Des Gesundheits-schutzes wegen

Wettbewerb geht doch nicht über alles. Jedenfalls nicht beim Europäischen Gerichtshof. Denn der urteilte am vergangenen Freitag nicht nach den Erwartungen der Europäischen Kommission, die gerne den ungezügelten Wettbewerb bei der Arzneimittelversorgung von Krankenhäusern quer durch Europa gesehen hätte. Wäre es nach den Wünschen der Kommission gegangen, hätte es praktisch möglich sein müssen, dass sich ein deutsches Krankenhaus beispielsweise von einer portugiesischen Apotheke mit Arzneimitteln versorgen lassen darf – weil die portugiesische Apotheke angeboten hätte, die Arzneimittel möglicherweise ein paar Cent günstiger herbeizuschaffen. Woher das deutsche Krankenhaus dann seine rasche Sonderlieferung bekommt, wer dann all die anderen apothekerlichen Leistungen erbringt, die ein Krankenhaus benötigt, wer das Krankenhaus dann in Sachen Arzneimittel berät – das wäre der Kommission einerlei gewesen, Hauptsache: Wettbewerb.

Da spielte der Europäische Gerichtshof nun doch nicht mit. "Aus Gründen des Schutzes der Gesundheit der Bevölkerung", so ein Kernsatz aus dem Urteil, sieht der EuGH die deutschen restriktiven Regelungen zur Arzneimittelversorgung eines Krankenhauses durch externe Apotkeken als gerechtfertigt an. Die Gesundheit und das Leben der Menschen nehmen den ersten Rang ein, heißt es im EuGH-Urteil weiter. Daher können die zu erbringenden Leistungen für die Krankenhausversorgung nur von einem Apotheker in der Nähe des Krankenhauses erbracht werden – für eine sichere und qualitativ hochwertige Versorgung der deutschen Krankenhäuser.

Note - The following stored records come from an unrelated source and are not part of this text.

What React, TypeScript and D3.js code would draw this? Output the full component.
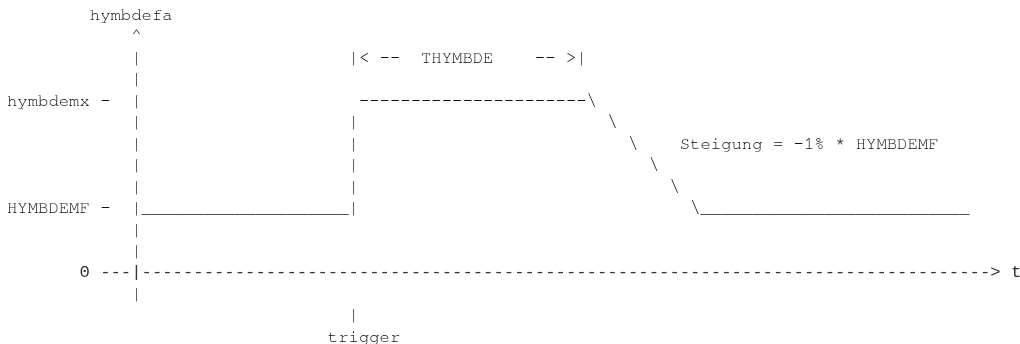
import * as d3 from "d3";
import React from "react";

// ascii drawing, one string per text row; built from [column, text] pieces
const line = (...parts: [number, string][]) => {
  let s = "";
  for (const [c, t] of parts) s = s.padEnd(c, " ") + t;
  return s;
};

const yAxisLabel = "hymbdefa";
const xAxisLabel = "t";
const levelLabels = ["hymbdemx", "HYMBDEMF", "0"];
const spanLabel = "THYMBDE";
const slopeLabel = "Steigung = -1% * HYMBDEMF";
const triggerLabel = "trigger";

const rows: string[] = [
  line([8, yAxisLabel]),
  line([12, "^"]),
  line([12, "|"], [33, "|< --"], [40, spanLabel], [51, "-- >|"]),
  line([12, "|"]),
  line([0, levelLabels[0] + " -"], [12, "|"], [34, "-".repeat(22) + "\\"]),
  line([12, "|"], [33, "|"], [58, "\\"]),
  line([12, "|"], [33, "|"], [60, "\\"], [65, slopeLabel]),
  line([12, "|"], [33, "|"], [62, "\\"]),
  line([12, "|"], [33, "|"], [64, "\\"]),
  line([0, levelLabels[1] + " -"], [12, "|" + "_".repeat(20) + "|"], [66, "\\" + "_".repeat(26)]),
  line([12, "|"]),
  line([12, "|"]),
  line([7, levelLabels[2] + " ---|" + "-".repeat(82) + "> " + xAxisLabel]),
  line([12, "|"]),
  line([33, "|"]),
  line([31, triggerLabel]),
];

// row 12 (zero line) is printed in a sans mono in the original
const sansRows = [12];

const W = 1020;
const H = 344;

const App = () => {
  const x = d3.scaleLinear().domain([0, 1]).range([7, 17.35]);
  const y = d3.scaleLinear().domain([0, 1]).range([20, 41.45]);

  const glyphs: { r: number; c: number; ch: string }[] = [];
  rows.forEach((s, r) => {
    Array.from(s).forEach((ch, c) => {
      if (ch !== " ") glyphs.push({ r, c, ch });
    });
  });

  return (
    <svg
      width={W}
      height={H}
      style={{ position: "absolute", left: 0, top: 0, background: "#fff", filter: "grayscale(1)" }}
    >
      {glyphs.map((g, i) => {
        const sans = sansRows.includes(g.r);
        return (
          <text
            key={i}
            x={x(g.c + 0.5)}
            y={y(g.r)}
            textAnchor="middle"
            fontSize={17.25}
            fill={sans ? "#333" : "#111"}
            fontFamily={
              sans
                ? "'Liberation Mono', 'DejaVu Sans Mono', monospace"
                : "'Nimbus Mono PS', 'Nimbus Mono L', FreeMono, 'Courier New', Courier, 'Liberation Mono', monospace"
            }
          >
            {g.ch}
          </text>
        );
      })}
    </svg>
  );
};

export default App;
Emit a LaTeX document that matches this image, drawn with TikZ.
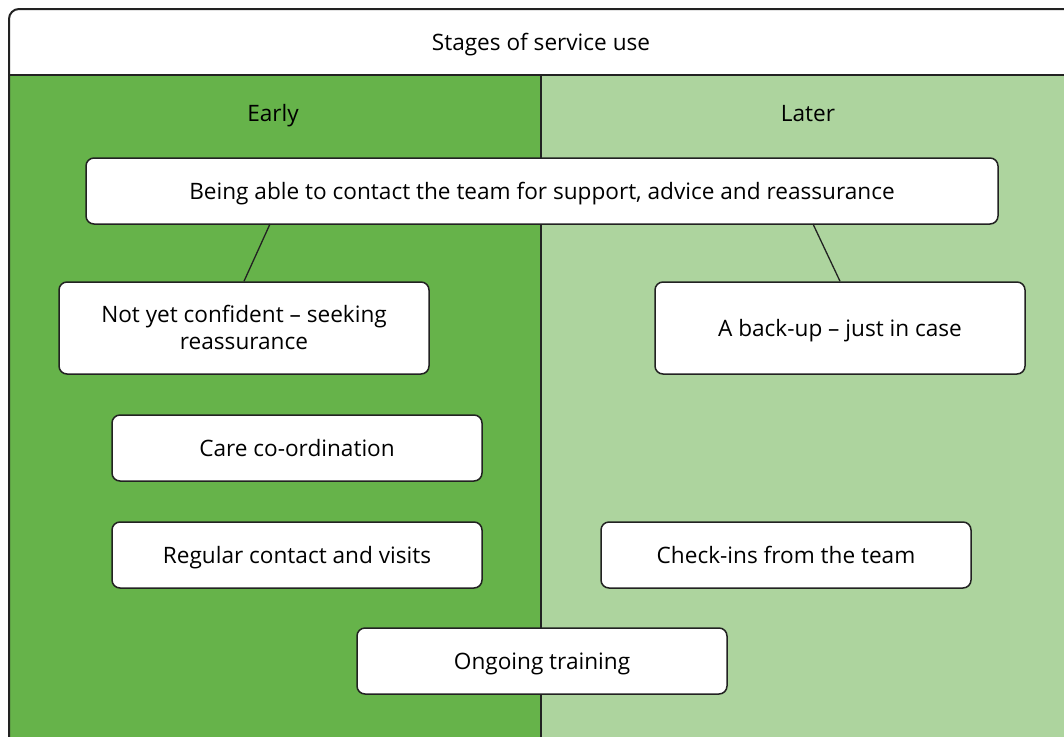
\documentclass[tikz,border=0pt]{standalone}
\usepackage{fontspec}
\setmainfont{Open Sans}
\definecolor{darkgr}{HTML}{66B34A}
\definecolor{lightgr}{HTML}{ADD49E}
\definecolor{edge}{HTML}{222222}
\begin{document}
\begin{tikzpicture}[x=1pt,y=-1pt,
  box/.style={draw=edge,line width=1.5pt,fill=white,rounded corners=8pt,inner sep=0pt,align=center,font=\fontsize{22.6}{27}\selectfont,text height=18pt,text depth=2pt},
  lbl/.style={font=\fontsize{22.6}{27}\selectfont,inner sep=0pt,text height=18pt,text depth=2pt},
  conn/.style={draw=edge,line width=1.3pt}]
\useasboundingbox (0,0) rectangle (1064,736);
\clip (0,0) rectangle (1064,736);
% column fills
\fill[darkgr] (9,75) rectangle (541,760);
\fill[lightgr] (541,75) rectangle (1080,760);
\fill[white,rounded corners=8pt] (9,9) rectangle (1080,75);
\fill[white] (9,40) rectangle (1080,75);
\draw[edge,line width=1.8pt] (9,75) -- (1080,75);
\draw[edge,line width=1.3pt] (541,75) -- (541,760);
\draw[edge,line width=2pt,rounded corners=10pt] (9,760) -- (9,9) -- (1080,9);
% header and column labels
\node[lbl] (title) at (541,42) {Stages of service use};
\node[lbl] (early) at (273,113) {Early};
\node[lbl] (later) at (808,113) {Later};
% boxes
\node[box,minimum width=912pt,minimum height=66pt] (contact) at (542,191) {Being able to contact the team for support, advice and reassurance};
\node[box,minimum width=370pt,minimum height=92pt,text height=44pt,text depth=2pt] (conf) at (244,328) {Not yet confident -- seeking\\reassurance};
\node[box,minimum width=370pt,minimum height=92pt] (backup) at (840,328) {A back-up -- just in case};
\node[box,minimum width=370pt,minimum height=66pt] (care) at (297,448) {Care co-ordination};
\node[box,minimum width=370pt,minimum height=66pt] (regular) at (297,555) {Regular contact and visits};
\node[box,minimum width=370pt,minimum height=66pt] (check) at (786,555) {Check-ins from the team};
\node[box,minimum width=370pt,minimum height=66pt] (train) at (542,661) {Ongoing training};
% connectors
\coordinate (c1) at (270,224);
\coordinate (c2) at (813,224);
\draw[conn] (c1) -- (conf.north);
\draw[conn] (c2) -- (backup.north);
\end{tikzpicture}
\end{document}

Ein Erfolg für die Krankenhausversorgung. Darf man nun Rückschlüsse auf die Einstellung des EuGH zur Arzneimittelversorgung der Bevölkerung durch Apotheken ziehen? Und damit auf einen möglichen Ausgang des Verfahrens zum Fremd- und Mehrbesitzverbot vor dem EuGH? Nein, sagen die einen, denn das Fremd- und Mehrbesitzverbot bei Apotheken, gegen das die EU-Kommission zu Felde zieht, ist rechtlich anders gelagert. Dennoch scheint ein wenig Hoffnung zu keimen. Denn einige lesen aus diesem Urteil eine gewisse Tendenz des Gerichtshofs heraus, nationalstaatliche Beschränkungen im Bereich der Arzneimittelversorgung zu tolerieren – des Gesundheitsschutzes wegen. Die Hoffnung bleibt. Somit könnte es einen Hauch wahrscheinlicher sein, dass der EuGH trotz Wettbewerbshindernisse das deutsche Fremdbesitzverbot toleriert – des Gesundheitsschutzes wegen.